▶ [Set exercise]:
Reproduce, word for word, every line from the first one down to the line containing "import plotly.graph_objects as go", and nothing else.
+ + + +
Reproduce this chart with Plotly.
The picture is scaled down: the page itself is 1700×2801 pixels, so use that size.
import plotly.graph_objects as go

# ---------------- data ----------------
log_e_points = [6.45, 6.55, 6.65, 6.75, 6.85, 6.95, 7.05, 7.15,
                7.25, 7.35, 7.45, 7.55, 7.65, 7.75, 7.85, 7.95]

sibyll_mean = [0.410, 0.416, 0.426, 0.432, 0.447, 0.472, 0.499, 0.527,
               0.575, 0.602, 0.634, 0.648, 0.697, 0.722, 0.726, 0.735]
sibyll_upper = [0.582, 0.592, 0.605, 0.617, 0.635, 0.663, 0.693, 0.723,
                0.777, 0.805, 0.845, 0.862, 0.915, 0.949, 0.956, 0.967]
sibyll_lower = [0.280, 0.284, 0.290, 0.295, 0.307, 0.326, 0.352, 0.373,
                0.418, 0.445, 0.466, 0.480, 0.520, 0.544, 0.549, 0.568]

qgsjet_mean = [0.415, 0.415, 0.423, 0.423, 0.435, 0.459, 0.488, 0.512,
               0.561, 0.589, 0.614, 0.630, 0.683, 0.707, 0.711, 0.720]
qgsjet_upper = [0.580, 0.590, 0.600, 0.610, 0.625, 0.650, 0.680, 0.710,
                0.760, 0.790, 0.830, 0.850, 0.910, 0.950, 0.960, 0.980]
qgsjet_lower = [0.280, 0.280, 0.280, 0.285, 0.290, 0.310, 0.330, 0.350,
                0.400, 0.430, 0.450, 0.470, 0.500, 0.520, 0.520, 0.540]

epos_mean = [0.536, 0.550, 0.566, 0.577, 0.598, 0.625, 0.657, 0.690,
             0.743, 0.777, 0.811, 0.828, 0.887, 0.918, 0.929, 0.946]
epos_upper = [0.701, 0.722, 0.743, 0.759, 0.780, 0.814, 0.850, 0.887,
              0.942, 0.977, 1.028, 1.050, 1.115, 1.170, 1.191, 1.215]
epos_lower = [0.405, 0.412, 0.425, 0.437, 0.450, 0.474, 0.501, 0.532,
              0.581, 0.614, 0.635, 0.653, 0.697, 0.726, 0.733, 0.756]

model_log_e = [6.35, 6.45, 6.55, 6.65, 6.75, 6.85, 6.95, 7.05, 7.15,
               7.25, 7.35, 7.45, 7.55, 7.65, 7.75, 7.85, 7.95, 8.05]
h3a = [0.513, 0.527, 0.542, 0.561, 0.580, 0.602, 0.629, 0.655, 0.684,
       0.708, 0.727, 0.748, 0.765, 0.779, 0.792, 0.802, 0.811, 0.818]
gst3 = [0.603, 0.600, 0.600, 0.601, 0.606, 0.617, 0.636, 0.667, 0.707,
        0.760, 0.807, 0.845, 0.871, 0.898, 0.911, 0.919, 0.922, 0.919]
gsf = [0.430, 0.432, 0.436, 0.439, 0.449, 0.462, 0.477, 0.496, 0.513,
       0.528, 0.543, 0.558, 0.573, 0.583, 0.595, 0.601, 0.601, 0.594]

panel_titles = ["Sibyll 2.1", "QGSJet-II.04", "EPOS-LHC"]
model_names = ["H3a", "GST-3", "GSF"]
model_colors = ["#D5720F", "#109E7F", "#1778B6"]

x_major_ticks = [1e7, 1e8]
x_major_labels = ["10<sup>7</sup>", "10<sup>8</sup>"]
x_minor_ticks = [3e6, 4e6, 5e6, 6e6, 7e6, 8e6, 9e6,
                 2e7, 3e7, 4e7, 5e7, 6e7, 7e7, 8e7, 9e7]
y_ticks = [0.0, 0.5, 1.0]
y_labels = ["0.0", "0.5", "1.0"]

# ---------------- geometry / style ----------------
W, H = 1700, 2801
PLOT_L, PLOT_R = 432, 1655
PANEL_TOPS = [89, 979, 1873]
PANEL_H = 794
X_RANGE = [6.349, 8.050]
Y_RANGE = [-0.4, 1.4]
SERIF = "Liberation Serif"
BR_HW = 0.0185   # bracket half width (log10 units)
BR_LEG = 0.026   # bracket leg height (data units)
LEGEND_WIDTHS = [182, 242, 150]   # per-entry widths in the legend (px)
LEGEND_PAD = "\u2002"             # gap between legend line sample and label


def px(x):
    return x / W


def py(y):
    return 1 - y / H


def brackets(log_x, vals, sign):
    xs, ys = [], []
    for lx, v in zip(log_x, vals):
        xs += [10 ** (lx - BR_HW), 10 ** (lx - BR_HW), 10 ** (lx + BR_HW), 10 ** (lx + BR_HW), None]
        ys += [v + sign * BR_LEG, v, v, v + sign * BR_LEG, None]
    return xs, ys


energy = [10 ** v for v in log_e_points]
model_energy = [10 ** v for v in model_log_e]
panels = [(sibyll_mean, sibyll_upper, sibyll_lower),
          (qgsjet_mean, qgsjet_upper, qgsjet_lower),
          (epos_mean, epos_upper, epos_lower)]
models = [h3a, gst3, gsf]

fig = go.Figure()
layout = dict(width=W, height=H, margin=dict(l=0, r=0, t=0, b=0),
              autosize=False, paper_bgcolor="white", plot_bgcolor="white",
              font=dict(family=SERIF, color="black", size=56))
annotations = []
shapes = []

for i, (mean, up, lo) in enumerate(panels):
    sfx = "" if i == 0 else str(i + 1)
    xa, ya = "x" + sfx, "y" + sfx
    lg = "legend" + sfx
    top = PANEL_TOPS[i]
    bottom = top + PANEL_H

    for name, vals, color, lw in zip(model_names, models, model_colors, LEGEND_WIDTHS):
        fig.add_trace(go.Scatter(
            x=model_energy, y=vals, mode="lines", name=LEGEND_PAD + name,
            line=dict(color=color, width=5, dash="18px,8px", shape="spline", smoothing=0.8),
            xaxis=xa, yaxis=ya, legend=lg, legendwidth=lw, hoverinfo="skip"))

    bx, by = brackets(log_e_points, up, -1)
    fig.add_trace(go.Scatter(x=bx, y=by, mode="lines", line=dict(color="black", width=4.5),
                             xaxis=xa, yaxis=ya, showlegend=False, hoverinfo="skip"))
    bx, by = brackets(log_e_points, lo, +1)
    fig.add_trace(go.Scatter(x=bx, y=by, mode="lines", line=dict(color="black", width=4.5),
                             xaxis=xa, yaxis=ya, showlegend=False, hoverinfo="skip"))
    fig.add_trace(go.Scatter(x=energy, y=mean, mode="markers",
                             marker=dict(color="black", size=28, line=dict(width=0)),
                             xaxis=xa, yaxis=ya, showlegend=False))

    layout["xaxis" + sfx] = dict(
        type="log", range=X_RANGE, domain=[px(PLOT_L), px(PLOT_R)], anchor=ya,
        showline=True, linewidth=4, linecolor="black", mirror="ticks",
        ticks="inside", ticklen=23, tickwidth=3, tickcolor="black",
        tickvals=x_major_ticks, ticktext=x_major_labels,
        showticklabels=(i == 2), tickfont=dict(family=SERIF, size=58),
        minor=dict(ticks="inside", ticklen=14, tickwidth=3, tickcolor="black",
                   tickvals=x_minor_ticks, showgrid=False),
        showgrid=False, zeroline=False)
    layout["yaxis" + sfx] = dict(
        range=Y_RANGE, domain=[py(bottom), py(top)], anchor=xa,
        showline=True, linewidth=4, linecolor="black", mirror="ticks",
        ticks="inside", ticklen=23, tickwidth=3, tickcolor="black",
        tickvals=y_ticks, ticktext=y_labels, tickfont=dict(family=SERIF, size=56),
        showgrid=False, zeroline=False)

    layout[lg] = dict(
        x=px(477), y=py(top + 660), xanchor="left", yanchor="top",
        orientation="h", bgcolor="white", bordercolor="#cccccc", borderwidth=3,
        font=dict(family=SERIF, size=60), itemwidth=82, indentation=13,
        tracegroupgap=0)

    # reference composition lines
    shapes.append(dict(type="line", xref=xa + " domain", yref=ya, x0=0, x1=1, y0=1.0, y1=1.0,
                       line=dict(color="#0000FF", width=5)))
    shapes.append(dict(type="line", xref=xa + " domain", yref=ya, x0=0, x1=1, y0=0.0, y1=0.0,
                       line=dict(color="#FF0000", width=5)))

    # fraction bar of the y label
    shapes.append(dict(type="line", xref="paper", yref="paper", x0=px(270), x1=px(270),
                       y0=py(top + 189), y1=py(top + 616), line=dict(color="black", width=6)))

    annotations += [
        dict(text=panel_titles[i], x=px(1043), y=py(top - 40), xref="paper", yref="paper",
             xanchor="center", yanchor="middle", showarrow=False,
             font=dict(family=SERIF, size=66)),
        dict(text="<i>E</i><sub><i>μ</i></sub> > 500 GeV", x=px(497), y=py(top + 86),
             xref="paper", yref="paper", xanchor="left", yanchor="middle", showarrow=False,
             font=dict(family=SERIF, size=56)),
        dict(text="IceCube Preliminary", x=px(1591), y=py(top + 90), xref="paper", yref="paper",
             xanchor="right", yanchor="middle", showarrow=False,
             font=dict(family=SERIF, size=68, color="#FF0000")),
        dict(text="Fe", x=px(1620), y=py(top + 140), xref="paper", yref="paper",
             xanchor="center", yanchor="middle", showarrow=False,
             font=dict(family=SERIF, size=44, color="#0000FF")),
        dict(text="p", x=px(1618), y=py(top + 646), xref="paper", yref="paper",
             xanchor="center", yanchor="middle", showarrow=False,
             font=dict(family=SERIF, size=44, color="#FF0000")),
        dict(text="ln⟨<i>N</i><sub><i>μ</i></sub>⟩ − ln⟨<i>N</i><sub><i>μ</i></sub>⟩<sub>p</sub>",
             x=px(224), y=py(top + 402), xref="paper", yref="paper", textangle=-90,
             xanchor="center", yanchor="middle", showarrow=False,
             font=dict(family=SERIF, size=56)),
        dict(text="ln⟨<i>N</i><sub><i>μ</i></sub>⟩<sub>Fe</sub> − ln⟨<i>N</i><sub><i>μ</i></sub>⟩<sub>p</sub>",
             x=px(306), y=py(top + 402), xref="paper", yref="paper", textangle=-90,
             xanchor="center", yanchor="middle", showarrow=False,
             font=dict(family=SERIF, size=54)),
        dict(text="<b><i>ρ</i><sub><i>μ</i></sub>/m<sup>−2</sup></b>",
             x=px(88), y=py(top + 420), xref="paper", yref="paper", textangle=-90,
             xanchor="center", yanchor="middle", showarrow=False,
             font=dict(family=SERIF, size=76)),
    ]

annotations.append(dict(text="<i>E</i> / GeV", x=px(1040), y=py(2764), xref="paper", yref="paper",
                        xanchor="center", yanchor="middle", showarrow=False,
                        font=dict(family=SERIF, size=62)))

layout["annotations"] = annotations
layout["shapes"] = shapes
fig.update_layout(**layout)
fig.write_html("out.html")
+ + + +
▶ [Task result]:
Reproduce this chart with Plotly.
The picture is scaled down: the page itself is 1700×2801 pixels, so use that size.
import plotly.graph_objects as go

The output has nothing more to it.